11.3 Predict

Refer to [U] 20.11 Obtaining predicted values.

predict calculates predictions, residuals, influence statistics, and the like after estimation. Exactly what predict can do is determined by the previous estimation command; command-specific options are documented with each estimation command. Regardless of command-specific options, the actions of predict share certain similarities across estimation commands:

predict [type] newvar [if] [in] [, single_options]

predict newvar1 create newvar1 containing “predicted values”, i.e., \(\hat{y}_i = \E(y_i\mid \bx_i)\)
- For linear regression models, \(\hat{y}_i = \bx_i'\hat{\bbeta.}\)
- For probit/logit models, \(\hat{y}_i = F(\bx_i'\hat{\bbeta}),\) where \(F(.)\) is the logistic or normal cumulative distribution function.
predict newvar2, xb create newvar2 containing the linear prediction

Option xb means calculating the linear prediction, \(\bx_i'\hat{\bbeta},\) from the fitted model.

Note that in case of a linear regression model, predict fitted and predict fitted, xb will give you the same result.

The difference is that for probit/logit models, predict fitted gives you the predicted probability, while predict fitted, xb gives you the logit or probit index.
predict newvar2 if e(sample), xb Same as above, but only for observations used to fit the model in the previous estimation, i.e., in-sample predictions.

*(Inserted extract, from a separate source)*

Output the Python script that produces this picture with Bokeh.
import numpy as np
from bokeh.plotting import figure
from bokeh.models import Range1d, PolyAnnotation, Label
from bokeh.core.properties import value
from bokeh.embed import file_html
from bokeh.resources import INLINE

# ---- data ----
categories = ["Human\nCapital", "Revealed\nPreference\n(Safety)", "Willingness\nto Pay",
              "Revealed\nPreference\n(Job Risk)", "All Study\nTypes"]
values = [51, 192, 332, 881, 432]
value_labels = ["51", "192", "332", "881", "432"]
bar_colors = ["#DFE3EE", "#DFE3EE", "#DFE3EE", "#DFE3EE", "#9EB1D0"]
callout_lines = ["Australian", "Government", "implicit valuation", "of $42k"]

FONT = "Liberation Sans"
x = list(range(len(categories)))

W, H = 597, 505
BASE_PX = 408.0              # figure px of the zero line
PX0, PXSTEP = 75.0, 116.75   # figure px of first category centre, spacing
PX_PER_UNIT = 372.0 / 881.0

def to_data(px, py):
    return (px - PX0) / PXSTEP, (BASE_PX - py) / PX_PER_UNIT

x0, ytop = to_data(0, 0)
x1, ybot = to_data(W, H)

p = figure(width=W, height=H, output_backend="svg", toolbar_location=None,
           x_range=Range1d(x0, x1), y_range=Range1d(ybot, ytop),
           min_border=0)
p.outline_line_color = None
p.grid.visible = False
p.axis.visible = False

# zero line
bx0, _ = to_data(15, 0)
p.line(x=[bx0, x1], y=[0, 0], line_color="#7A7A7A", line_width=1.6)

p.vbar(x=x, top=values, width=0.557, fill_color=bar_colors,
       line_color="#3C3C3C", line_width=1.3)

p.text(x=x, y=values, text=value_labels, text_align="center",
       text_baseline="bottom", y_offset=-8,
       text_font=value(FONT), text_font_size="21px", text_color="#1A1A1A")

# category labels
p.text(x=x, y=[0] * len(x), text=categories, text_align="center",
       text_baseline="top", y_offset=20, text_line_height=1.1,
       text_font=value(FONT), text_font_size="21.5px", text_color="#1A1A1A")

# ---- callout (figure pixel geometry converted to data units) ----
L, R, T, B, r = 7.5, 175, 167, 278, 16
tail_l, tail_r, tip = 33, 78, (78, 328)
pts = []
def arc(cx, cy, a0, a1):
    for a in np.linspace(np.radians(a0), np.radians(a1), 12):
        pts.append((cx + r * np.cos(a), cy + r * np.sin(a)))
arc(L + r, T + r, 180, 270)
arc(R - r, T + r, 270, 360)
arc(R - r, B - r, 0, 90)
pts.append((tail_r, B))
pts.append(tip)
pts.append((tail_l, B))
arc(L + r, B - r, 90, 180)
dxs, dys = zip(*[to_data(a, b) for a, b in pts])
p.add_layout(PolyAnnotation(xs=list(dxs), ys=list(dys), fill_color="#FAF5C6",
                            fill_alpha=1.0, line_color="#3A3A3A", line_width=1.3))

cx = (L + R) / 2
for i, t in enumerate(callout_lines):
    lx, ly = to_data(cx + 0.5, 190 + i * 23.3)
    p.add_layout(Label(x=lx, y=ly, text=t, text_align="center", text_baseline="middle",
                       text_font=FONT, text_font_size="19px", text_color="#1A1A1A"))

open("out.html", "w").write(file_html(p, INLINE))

e(sample): return \(1\) if the observation is in the estimation sample and \(0\) otherwise.

predict can be used in out-of-sample predictions, which extends beyond the estimation sample.

You can load a new dataset and type predict to obtain results for that sample.

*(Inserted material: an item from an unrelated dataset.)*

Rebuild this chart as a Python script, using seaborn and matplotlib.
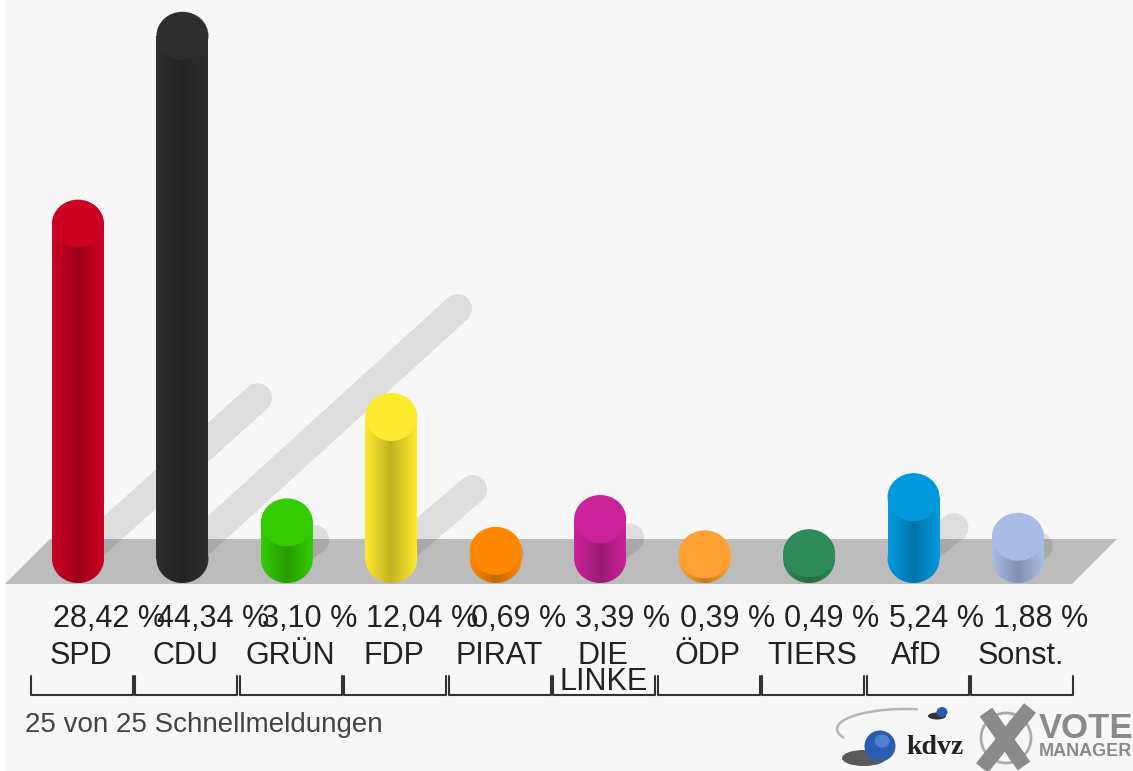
import numpy as np
import pandas as pd
import matplotlib
matplotlib.use("Agg")
import matplotlib.pyplot as plt
from matplotlib.patches import Ellipse, Polygon
from matplotlib.path import Path
import seaborn as sns

parties = ["SPD", "CDU", "GRÜN", "FDP", "PIRAT", "DIE LINKE", "ÖDP", "TIERS", "AfD", "Sonst."]
values = [28.42, 44.34, 3.10, 12.04, 0.69, 3.39, 0.39, 0.49, 5.24, 1.88]
value_labels = ["28,42 %", "44,34 %", "3,10 %", "12,04 %", "0,69 %",
                "3,39 %", "0,39 %", "0,49 %", "5,24 %", "1,88 %"]
tick_labels = ["SPD", "CDU", "GRÜN", "FDP", "PIRAT", "DIE\nLINKE", "ÖDP", "TIERS", "AfD", "Sonst."]
colors = ["#cc0022", "#2e2e2e", "#33cc00", "#fde92e", "#ff8800",
          "#cc2299", "#ffa033", "#2e8b57", "#0099dd", "#aabbe5"]
footer = "25 von 25 Schnellmeldungen"

# pixel layout of the picture
W, H = 1133, 771
X0, STEP = 78.0, 104.44
Y0, UNIT = 559.0, 11.8


def px(x):
    return (x - X0) / STEP


def py(y):
    return (Y0 - y) / UNIT


sns.set_theme(style="white")
plt.rcParams["font.family"] = ["Liberation Sans", "DejaVu Sans"]

fig = plt.figure(figsize=(W / 100, H / 100), dpi=100)
ax = fig.add_axes([0, 0, 1, 1])
ax.set_facecolor("white")
fig.patch.set_facecolor("white")

# background and floor
ax.add_patch(Polygon([(px(5), py(0)), (px(W), py(0)), (px(W), py(H)), (px(5), py(H))],
                     fc="#f7f7f7", ec="none", zorder=0))
ax.add_patch(Polygon([(px(5), py(584)), (px(50), py(539)), (px(1117), py(539)), (px(1072), py(584))],
                     fc="#bcbcbc", ec="none", zorder=1))

# shadows
for i, v in enumerate(values):
    ax.plot([i, i + (9 + 6.0 * v) / STEP], [0, (2 + 5.6 * v) / UNIT], color="black", alpha=0.1,
            lw=21, solid_capstyle="round", zorder=2)

df = pd.DataFrame({"party": parties, "value": values})
bar_w = 52 / STEP
cap_h = 48 / UNIT
sns.barplot(data=df, x="party", y="value", hue="party", palette=colors, order=parties,
            hue_order=parties, width=bar_w, dodge=False, legend=False, saturation=1,
            linewidth=0, zorder=3, ax=ax)

# cylinder shading
t = np.linspace(0, 1, 64)
shade = np.zeros((1, 64, 4))
shade[0, :, 3] = 0.24 * (1 - np.abs(2 * t - 1))
ang = np.linspace(np.pi, 2 * np.pi, 40)
for i, (v, c) in enumerate(zip(values, colors)):
    ax.add_patch(Ellipse((i, 0), bar_w, cap_h, fc=c, ec="none", zorder=3))
    outline = np.column_stack([i + bar_w / 2 * np.cos(ang), cap_h / 2 * np.sin(ang)])
    outline = np.vstack([outline, [i + bar_w / 2, v], [i - bar_w / 2, v]])
    im = ax.imshow(shade, extent=[i - bar_w / 2, i + bar_w / 2, -cap_h / 2, v],
                   aspect="auto", zorder=4, interpolation="bilinear")
    im.set_clip_path(Path(np.vstack([outline, outline[0]]), closed=True), transform=ax.transData)
    ax.add_patch(Ellipse((i, v), bar_w, cap_h, fc=c, ec="none", zorder=5))

# value labels, party labels, brackets
for i, lab in enumerate(value_labels):
    ax.text(i - 25 / STEP, py(619), lab, ha="left", va="center", fontsize=22, color="#222222", zorder=6)
for i, lab in enumerate(tick_labels):
    if "\n" in lab:
        first, second = lab.split("\n")
        ax.text(i + 3 / STEP, py(656), first, ha="center", va="center", fontsize=22, color="#222222")
        ax.text(i + 3 / STEP, py(682), second, ha="center", va="center", fontsize=22, color="#222222")
    else:
        ax.text(i + 3 / STEP, py(656), lab, ha="center", va="center", fontsize=22, color="#222222")
    ax.plot([i - 47 / STEP, i - 47 / STEP, i + 55 / STEP, i + 55 / STEP],
            [py(676), py(695), py(695), py(676)], color="#333333", lw=1.5, zorder=6)
ax.text(px(25), py(725), footer, ha="left", va="center", fontsize=20, color="#444444")

# kdvz logo
th = np.linspace(np.radians(80), np.radians(205), 40)
ax.plot(px(905 + 68 * np.cos(th)), py(729 - 20 * np.sin(th)), color="#b5b5b5", lw=1.8, zorder=6)
ax.add_patch(Ellipse((px(864), py(758)), 44 / STEP, 16 / UNIT, fc="#333333", ec="none", alpha=0.8, zorder=6))
ax.add_patch(Ellipse((px(880), py(746)), 31 / STEP, 31 / UNIT, fc="#2a5cb0", ec="none", zorder=7))
ax.add_patch(Ellipse((px(882), py(741)), 15 / STEP, 13 / UNIT, fc="#4f7fd0", ec="none", zorder=7))
ax.add_patch(Ellipse((px(937), py(716)), 18 / STEP, 7 / UNIT, fc="#333333", ec="none", zorder=6))
ax.add_patch(Ellipse((px(942), py(712)), 11 / STEP, 10 / UNIT, fc="#2a5cb0", ec="none", zorder=7))
ax.text(px(906), py(748), "kdvz", ha="left", va="center", fontsize=20, family="Liberation Serif",
        fontweight="bold", color="#222222", zorder=7)

# vote manager logo
ax.add_patch(Ellipse((px(1006), py(738)), 50 / STEP, 50 / UNIT, fc="none", ec="#aaaaaa", lw=2, zorder=6))
ax.plot([px(986), px(1024)], [py(712), py(766)], color="#8a8a8a", lw=11, solid_capstyle="butt", zorder=7)
ax.plot([px(1030), px(982)], [py(708), py(768)], color="#8a8a8a", lw=11, solid_capstyle="butt", zorder=7)
ax.text(px(1039), py(729), "VOTE", ha="left", va="center", fontsize=25, fontweight="bold", color="#8a8a8a", zorder=7)
ax.text(px(1039), py(752), "MANAGER", ha="left", va="center", fontsize=13, fontweight="bold", color="#8a8a8a", zorder=7)

ax.set_xlim(px(0), px(W))
ax.set_ylim(py(H), py(0))
ax.axis("off")

fig.savefig("out.png", dpi=100, facecolor=fig.get_facecolor())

use dataset1      /* estimation dataset */
(fit a model)
use dataset2      /* forecast dataset */
predict yhat    /* fill in the predictions */

predict e, residuals will generate a variable e containing the residuals of the estimation

\[ e_i = y_i - \hat{y}_i \]

Consider the linear prediction

\[ \begin{split} \hat{y}_i &= \bx_i'\hat{\bbeta} \\ &= \hat{\beta}_1x_{1i} + \hat{\beta}_2x_{2i} + \cdots + \hat{\beta}_Kx_{Ki} . \end{split} \]

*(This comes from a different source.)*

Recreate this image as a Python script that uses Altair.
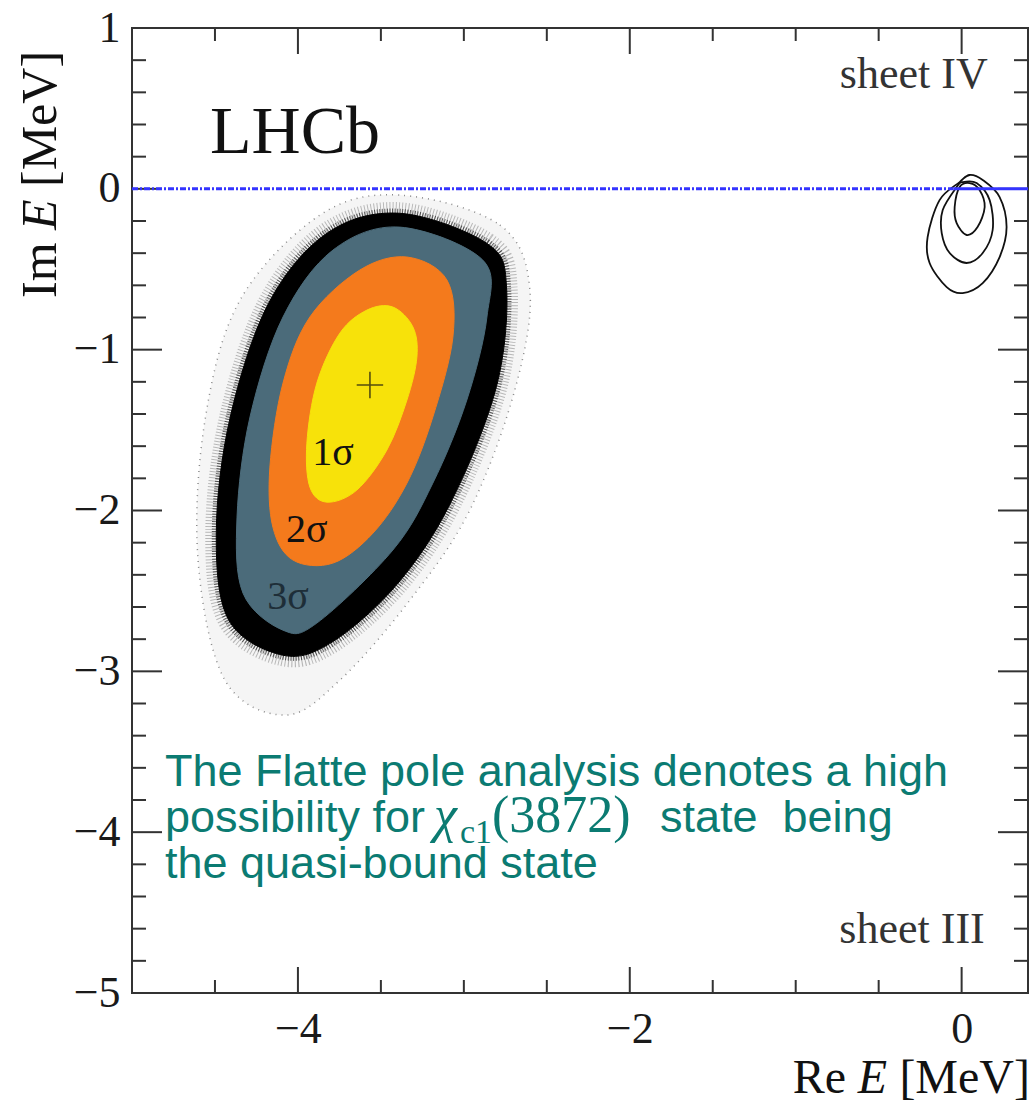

\(\hat{y}_i\) is called the

predcited values for in-sample predictions
forecasts for out-of-sample predictions

For logit or probit, \(\bx_i'\hat{\bbeta}\) is called the logit or probit index. The predicted probability is \(p_i=\hat{y}_i=F(\bx_i'\hat{\bbeta}),\) where \(F(.)\) is the logistic or normal cumulative distribution function. For probit, \(\hat{y}_i=\Phi(\bx_i'\hat{\bbeta})\) .

\(x_{1i},\) \(x_{2i},\) \(\ldots,\) \(x_{Ki}\) are obtained from the data currently in memory and do NOT necessarily correspond to the data on the independent variables used to fit the model (obtaining \(\hat{\beta}_1,\) \(\hat{\beta}_2,\) \(\ldots,\) \(\hat{\beta}_K\)).